#### DATA SUPPLIED
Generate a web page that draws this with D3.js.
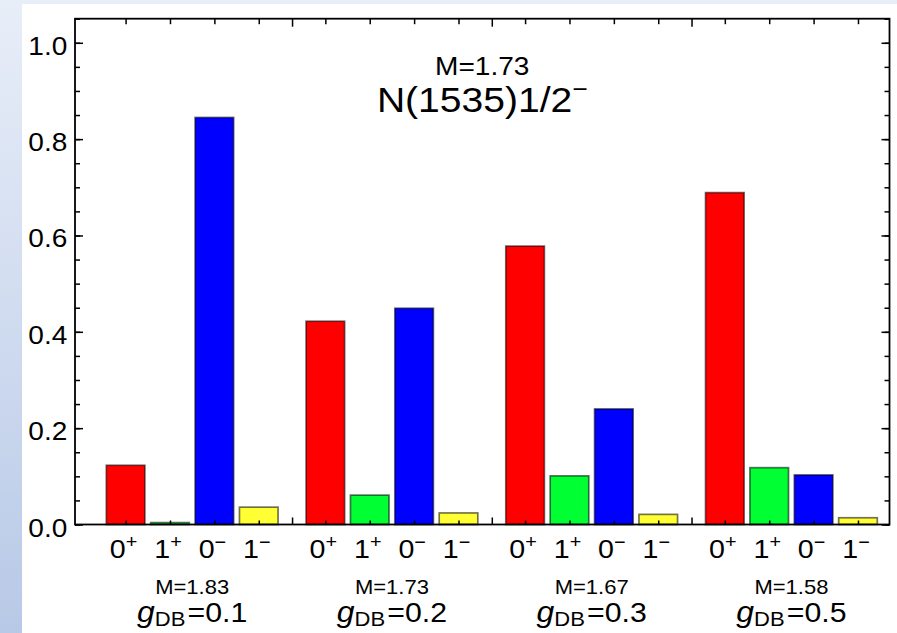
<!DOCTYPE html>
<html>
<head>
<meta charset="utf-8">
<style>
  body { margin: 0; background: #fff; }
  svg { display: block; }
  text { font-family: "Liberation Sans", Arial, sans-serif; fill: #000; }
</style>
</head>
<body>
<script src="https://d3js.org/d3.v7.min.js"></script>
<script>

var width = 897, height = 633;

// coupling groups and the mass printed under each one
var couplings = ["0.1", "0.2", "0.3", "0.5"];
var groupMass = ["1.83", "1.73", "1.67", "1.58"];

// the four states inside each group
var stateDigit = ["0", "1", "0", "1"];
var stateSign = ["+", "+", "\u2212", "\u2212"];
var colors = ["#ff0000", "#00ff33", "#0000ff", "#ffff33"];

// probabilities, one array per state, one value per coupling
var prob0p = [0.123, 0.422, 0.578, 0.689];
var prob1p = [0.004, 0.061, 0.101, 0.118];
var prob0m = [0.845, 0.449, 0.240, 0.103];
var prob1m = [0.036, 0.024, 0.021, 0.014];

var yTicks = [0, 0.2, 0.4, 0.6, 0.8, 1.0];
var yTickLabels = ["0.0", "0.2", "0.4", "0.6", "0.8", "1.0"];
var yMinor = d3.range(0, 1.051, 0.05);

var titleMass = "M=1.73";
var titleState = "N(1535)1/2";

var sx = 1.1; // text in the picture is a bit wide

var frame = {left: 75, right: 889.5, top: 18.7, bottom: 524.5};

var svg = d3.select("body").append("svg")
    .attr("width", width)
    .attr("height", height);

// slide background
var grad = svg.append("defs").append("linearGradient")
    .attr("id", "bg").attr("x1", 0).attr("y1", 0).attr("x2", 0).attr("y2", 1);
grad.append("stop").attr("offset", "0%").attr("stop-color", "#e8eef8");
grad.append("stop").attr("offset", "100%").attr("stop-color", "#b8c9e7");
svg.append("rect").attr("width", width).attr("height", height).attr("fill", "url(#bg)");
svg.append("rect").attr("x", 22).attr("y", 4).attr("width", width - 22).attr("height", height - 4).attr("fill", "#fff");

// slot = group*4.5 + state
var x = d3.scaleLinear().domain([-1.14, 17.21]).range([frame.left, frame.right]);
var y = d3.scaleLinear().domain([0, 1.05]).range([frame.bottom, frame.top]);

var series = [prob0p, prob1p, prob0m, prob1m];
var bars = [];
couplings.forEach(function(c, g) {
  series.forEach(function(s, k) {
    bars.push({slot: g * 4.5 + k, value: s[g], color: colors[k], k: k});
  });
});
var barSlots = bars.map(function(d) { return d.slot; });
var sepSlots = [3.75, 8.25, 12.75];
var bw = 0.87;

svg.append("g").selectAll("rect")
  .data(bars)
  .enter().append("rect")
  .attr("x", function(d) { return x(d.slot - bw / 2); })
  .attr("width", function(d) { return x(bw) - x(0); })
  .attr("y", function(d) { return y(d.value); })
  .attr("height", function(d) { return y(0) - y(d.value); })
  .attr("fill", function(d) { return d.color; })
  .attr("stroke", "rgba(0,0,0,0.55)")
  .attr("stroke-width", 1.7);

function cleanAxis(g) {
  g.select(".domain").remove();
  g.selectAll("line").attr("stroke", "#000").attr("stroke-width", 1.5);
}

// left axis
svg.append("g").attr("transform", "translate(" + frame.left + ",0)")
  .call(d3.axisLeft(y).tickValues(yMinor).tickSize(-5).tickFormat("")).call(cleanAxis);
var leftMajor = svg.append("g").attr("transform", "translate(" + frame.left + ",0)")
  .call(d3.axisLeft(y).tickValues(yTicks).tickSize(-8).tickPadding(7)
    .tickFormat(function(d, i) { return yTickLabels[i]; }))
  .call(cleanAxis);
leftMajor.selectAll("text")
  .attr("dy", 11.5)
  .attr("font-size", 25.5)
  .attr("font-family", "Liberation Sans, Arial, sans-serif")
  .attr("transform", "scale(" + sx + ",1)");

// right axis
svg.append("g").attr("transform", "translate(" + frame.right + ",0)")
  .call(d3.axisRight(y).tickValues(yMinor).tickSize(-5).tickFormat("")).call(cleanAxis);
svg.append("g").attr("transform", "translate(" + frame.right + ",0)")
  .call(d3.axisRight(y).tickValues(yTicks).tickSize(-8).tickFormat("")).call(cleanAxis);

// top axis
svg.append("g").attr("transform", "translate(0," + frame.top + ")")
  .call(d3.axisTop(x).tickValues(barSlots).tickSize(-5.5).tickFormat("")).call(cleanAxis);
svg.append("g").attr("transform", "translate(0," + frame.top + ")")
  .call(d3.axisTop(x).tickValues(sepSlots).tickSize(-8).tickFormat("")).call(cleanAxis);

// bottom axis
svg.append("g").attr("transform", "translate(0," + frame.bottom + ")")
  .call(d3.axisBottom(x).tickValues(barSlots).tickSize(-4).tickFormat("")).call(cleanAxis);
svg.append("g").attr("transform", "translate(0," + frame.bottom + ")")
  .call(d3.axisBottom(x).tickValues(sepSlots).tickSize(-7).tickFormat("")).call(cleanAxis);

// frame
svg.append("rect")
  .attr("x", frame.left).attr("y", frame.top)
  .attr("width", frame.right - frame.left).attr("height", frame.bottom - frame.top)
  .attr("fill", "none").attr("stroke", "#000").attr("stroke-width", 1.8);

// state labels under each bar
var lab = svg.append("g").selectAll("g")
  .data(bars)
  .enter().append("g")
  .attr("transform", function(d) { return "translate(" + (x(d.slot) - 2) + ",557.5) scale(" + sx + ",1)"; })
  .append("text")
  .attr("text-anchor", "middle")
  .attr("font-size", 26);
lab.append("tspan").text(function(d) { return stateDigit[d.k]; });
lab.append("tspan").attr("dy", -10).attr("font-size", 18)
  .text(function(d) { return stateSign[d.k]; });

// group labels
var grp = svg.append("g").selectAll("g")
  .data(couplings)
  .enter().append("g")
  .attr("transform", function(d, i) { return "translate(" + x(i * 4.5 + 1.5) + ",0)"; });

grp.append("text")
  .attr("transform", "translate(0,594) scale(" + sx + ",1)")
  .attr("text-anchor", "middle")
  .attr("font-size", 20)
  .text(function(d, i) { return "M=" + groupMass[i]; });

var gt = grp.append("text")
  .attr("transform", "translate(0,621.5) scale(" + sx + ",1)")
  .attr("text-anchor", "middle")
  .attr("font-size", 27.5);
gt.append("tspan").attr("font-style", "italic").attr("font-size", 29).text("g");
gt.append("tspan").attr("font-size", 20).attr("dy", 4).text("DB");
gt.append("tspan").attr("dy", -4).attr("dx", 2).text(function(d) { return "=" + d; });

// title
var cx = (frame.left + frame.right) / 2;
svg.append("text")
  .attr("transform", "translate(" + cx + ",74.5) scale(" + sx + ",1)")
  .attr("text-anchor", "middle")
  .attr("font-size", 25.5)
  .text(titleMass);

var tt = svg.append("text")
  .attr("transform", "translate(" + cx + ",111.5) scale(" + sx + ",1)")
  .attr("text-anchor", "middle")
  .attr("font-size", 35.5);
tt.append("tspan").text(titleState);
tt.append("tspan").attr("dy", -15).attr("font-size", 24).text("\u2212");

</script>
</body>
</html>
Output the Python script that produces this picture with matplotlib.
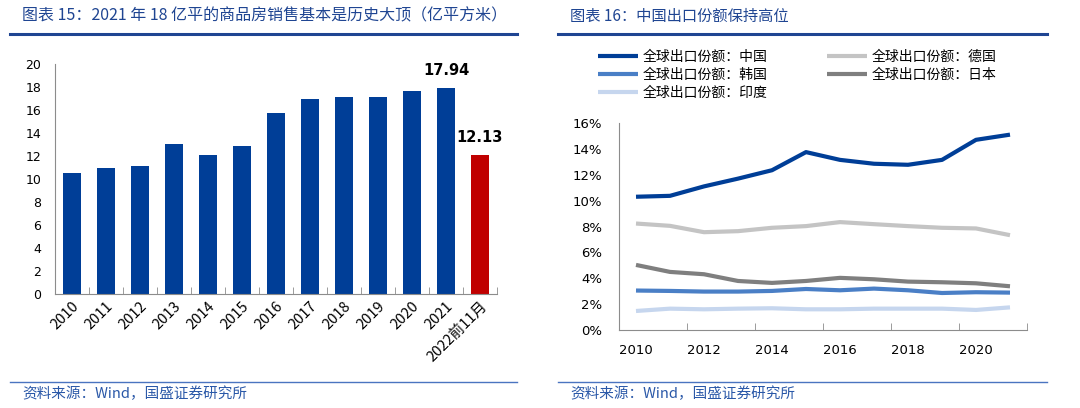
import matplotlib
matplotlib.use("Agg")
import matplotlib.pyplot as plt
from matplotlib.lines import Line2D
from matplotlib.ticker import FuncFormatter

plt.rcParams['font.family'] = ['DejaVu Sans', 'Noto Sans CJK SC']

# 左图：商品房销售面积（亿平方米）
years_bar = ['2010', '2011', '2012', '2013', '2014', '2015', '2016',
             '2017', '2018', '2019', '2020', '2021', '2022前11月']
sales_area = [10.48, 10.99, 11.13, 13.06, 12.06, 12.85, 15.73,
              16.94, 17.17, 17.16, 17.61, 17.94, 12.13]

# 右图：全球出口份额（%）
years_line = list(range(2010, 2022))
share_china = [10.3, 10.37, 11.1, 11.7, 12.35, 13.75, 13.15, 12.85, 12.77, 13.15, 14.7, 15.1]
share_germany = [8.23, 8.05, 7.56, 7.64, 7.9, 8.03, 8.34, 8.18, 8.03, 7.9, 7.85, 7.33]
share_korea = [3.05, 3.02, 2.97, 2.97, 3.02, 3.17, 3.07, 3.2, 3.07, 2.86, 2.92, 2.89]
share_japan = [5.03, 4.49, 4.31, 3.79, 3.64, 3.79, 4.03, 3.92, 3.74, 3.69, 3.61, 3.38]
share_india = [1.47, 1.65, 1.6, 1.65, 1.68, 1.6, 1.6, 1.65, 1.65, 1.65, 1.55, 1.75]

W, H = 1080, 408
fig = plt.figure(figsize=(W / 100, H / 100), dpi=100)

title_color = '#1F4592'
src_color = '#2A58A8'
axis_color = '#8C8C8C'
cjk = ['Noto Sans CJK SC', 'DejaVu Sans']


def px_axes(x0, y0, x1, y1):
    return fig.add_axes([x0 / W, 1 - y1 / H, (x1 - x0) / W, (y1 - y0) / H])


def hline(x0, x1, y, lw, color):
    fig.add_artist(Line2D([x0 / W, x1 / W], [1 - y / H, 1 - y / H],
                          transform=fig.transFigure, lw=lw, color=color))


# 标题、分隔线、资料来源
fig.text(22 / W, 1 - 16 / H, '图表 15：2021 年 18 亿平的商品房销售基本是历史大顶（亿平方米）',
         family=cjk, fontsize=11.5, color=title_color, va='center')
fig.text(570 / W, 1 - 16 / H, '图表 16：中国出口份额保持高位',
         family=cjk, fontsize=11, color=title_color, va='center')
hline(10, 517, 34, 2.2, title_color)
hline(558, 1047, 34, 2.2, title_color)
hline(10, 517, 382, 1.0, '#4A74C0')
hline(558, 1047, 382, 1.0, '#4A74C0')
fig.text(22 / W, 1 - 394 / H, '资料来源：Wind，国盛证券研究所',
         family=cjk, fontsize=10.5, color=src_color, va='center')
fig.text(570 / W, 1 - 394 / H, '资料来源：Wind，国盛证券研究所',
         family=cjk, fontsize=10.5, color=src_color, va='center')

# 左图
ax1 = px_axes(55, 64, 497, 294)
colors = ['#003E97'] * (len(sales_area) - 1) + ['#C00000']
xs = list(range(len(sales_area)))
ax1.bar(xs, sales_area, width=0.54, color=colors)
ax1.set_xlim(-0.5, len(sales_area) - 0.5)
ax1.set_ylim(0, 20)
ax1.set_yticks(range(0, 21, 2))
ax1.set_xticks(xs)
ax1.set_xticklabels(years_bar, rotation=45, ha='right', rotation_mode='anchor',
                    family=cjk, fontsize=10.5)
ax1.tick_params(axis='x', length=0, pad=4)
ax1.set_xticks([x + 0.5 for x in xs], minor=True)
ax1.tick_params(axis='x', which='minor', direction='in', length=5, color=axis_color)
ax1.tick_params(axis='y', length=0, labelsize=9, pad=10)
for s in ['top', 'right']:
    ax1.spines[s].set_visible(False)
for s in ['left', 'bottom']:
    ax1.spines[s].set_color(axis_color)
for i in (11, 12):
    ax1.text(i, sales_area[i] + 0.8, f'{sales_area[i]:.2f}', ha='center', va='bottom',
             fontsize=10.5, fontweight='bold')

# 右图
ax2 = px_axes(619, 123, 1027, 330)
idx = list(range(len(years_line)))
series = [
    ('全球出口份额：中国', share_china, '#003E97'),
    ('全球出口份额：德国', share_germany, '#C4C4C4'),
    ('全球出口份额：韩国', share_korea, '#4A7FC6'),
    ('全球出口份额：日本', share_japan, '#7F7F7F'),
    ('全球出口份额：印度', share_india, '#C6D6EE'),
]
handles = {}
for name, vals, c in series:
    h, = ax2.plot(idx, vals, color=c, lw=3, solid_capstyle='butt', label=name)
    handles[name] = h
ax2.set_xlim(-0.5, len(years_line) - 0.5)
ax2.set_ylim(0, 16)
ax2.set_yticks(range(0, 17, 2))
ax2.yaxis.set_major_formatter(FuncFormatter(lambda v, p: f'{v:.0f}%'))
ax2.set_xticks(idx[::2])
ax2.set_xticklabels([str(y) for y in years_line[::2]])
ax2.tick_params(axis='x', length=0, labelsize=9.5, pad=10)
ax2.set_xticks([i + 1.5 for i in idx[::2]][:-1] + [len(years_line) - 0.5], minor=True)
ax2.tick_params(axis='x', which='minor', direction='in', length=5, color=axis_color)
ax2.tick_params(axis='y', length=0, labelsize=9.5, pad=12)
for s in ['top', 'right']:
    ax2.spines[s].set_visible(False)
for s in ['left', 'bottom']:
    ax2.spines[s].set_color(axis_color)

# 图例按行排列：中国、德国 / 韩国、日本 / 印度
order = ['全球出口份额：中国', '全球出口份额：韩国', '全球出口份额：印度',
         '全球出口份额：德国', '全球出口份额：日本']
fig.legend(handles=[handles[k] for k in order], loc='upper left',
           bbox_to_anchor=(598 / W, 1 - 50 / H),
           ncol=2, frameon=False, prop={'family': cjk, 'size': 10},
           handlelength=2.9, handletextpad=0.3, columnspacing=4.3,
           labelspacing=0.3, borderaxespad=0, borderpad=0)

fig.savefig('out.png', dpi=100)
########
Reproduce exactly the run of lines that opens the listing and closes with the line holding "var width = 897, height = 633;". Pictures are excluded.

Generate a web page that draws this with D3.js.
<!DOCTYPE html>
<html>
<head>
<meta charset="utf-8">
<style>
  body { margin: 0; background: #fff; }
  svg { display: block; }
  text { font-family: "Liberation Sans", Arial, sans-serif; fill: #000; }
</style>
</head>
<body>
<script src="https://d3js.org/d3.v7.min.js"></script>
<script>

var width = 897, height = 633;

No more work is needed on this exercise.